The average NBA salary for the 2025-26 season sits at $10.54 million, with a salary cap of $154.647 million. Why does that matter for totals? Because roster construction follows financial incentives. Teams investing heavily in offensive talent tend to play faster and score more, while teams built around defensive anchors and low-salary role players often grind out lower-scoring games. Tracking how teams allocate their cap space gives you an indirect read on their pace tendencies.
I check pace data before every NBA betting session. The gap between the fastest and slowest teams in a given season can be fifteen possessions per game — that is a massive difference when translated into expected combined scores. Two fast teams meeting might warrant a total of 230 or higher, while two slow teams might justify 210 or lower. The bookmaker sets the line somewhere between, and your job is to determine whether the pace matchup favours the over or under more than the line already accounts for.
Schedule Context: Altitude, Arena Conditions, and Travel
Pace is not the only variable. NBA games do not occur in a vacuum — they happen on specific nights, in specific arenas, after specific travel schedules. These contextual factors influence scoring in ways that totals markets sometimes lag in pricing.
Denver’s altitude is the classic example. Games at Ball Arena, sitting over 5,000 feet above sea level, have historically produced slightly different scoring patterns for visiting teams. Players fatigue faster, and the thin air affects shooting mechanics subtly over four quarters. Whether this translates into consistently higher or lower totals depends on the visiting team’s conditioning and the specific matchup, but it is a variable worth tracking.
Travel distance and time zones matter too. A team flying from Miami to Portland for a back-to-back loses recovery time, and fatigued teams tend to shoot worse from three-point range and commit more turnovers. Both effects push scoring in unpredictable directions — turnovers create fast-break points for the opponent, but poor shooting suppresses overall scoring. The net effect varies by team, which is why blunt rules like “always bet the under on back-to-backs” do not hold up over large samples.
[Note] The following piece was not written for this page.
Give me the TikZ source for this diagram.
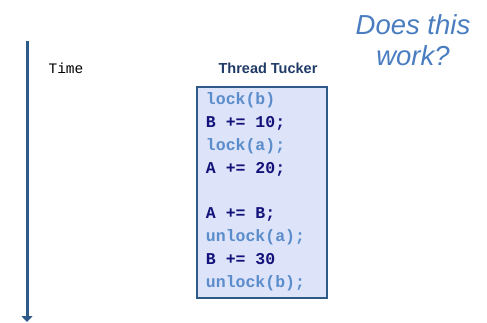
\documentclass[tikz,border=0pt]{standalone}
\usepackage{fontspec}
\setmainfont{Liberation Sans}
\setmonofont{Liberation Mono}
\usetikzlibrary{positioning, arrows.meta}

\definecolor{lockblue}{HTML}{5B8CCB}
\definecolor{opnavy}{HTML}{12127A}
\definecolor{boxline}{HTML}{2E5A88}
\definecolor{boxfill}{HTML}{DDE3F8}
\definecolor{askblue}{HTML}{4A7DC0}
\definecolor{titlenavy}{HTML}{1F3A66}

\begin{document}
\begin{tikzpicture}[x=1pt, y=1pt,
	codeline/.style={font=\ttfamily\bfseries\fontsize{16.5}{16.5}\selectfont, inner sep=0pt, text height=11.5pt, text depth=4pt},
	lockline/.style={codeline, text=lockblue},
	opline/.style={codeline, text=opnavy}]

		\useasboundingbox (0,0) rectangle (487,-323);

		% time axis %
		\coordinate (tstart) at (27,-41);
		\coordinate (tend) at (27,-322);
		\draw[boxline, line width=3, -{Triangle[width=11pt, length=6pt]}] (tstart) -- (tend);
		\node[font=\ttfamily\fontsize{14.5}{14.5}\selectfont] (time) at (66,-68) {Time};

		% thread box %
		\node[draw=boxline, fill=boxfill, line width=2.5, minimum width=130, minimum height=211, inner sep=0pt] (box) at (262,-192.5) {};
		\node[font=\bfseries\fontsize{14.5}{14.5}\selectfont, text=titlenavy] (title) at (268,-68) {Thread Tucker};

		% code lines %
		\node[lockline, anchor=north west] (l1) at ([xshift=10pt, yshift=-7pt]box.north west) {lock(b)};
		\node[opline, below right=7pt and 0pt of l1.south west] (l2) {B += 10;};
		\node[lockline, below right=7pt and 0pt of l2.south west] (l3) {lock(a);};
		\node[opline, below right=7pt and 0pt of l3.south west] (l4) {A += 20;};
		\node[opline, below right=29.5pt and 0pt of l4.south west] (l5) {A += B;};
		\node[lockline, below right=7pt and 0pt of l5.south west] (l6) {unlock(a);};
		\node[opline, below right=7pt and 0pt of l6.south west] (l7) {B += 30};
		\node[lockline, below right=7pt and 0pt of l7.south west] (l8) {unlock(b);};

		% question %
		\node[font=\itshape\fontsize{27.5}{31}\selectfont, text=askblue, align=center] (ask) at (413,-40) {Does this\\work?};

\end{tikzpicture}
\end{document}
Arena-specific factors like court speed and lighting conditions are harder to quantify, but I have noticed over the years that certain venues consistently produce scoring patterns that deviate from what pace data alone would predict. Keeping a log of live betting results by venue has helped me spot these tendencies and adjust my totals approach accordingly.
First-Half and Quarter Totals: Slicing the Game
Full-game totals are the headline market, but some of my most consistent results come from first-half and first-quarter totals. These sub-markets let you target specific portions of the game where patterns are more pronounced and variance is compressed.
First quarters tend to follow starter-heavy rotations. If both teams start five high-usage offensive players, the first-quarter total often runs hot. Benches enter in the second quarter, and scoring patterns shift as rotations deepen. By isolating the first quarter, you reduce the variables to a smaller, more predictable set.
First-half totals are useful because they capture the game before coaches make significant tactical adjustments. Most head coaches save their defensive adjustments for halftime, which means first-half scoring often reflects the natural pace matchup more accurately than the full game. Second halves introduce more variance as coaches adapt, foul trouble reshuffles rotations, and late-game situations produce intentional fouling and clock management that distort scoring.
The key principle is this: the shorter the window you are betting on, the less noise enters the equation. A first-quarter total depends primarily on starting lineup pace and offensive tendencies — variables you can research in advance. A full-game total depends on all of that plus substitution patterns, in-game adjustments, foul trouble, injuries, and random variance across 48 minutes. Neither is inherently easier, but they reward different types of analysis, and having both available lets you target the market where your research gives you the strongest edge.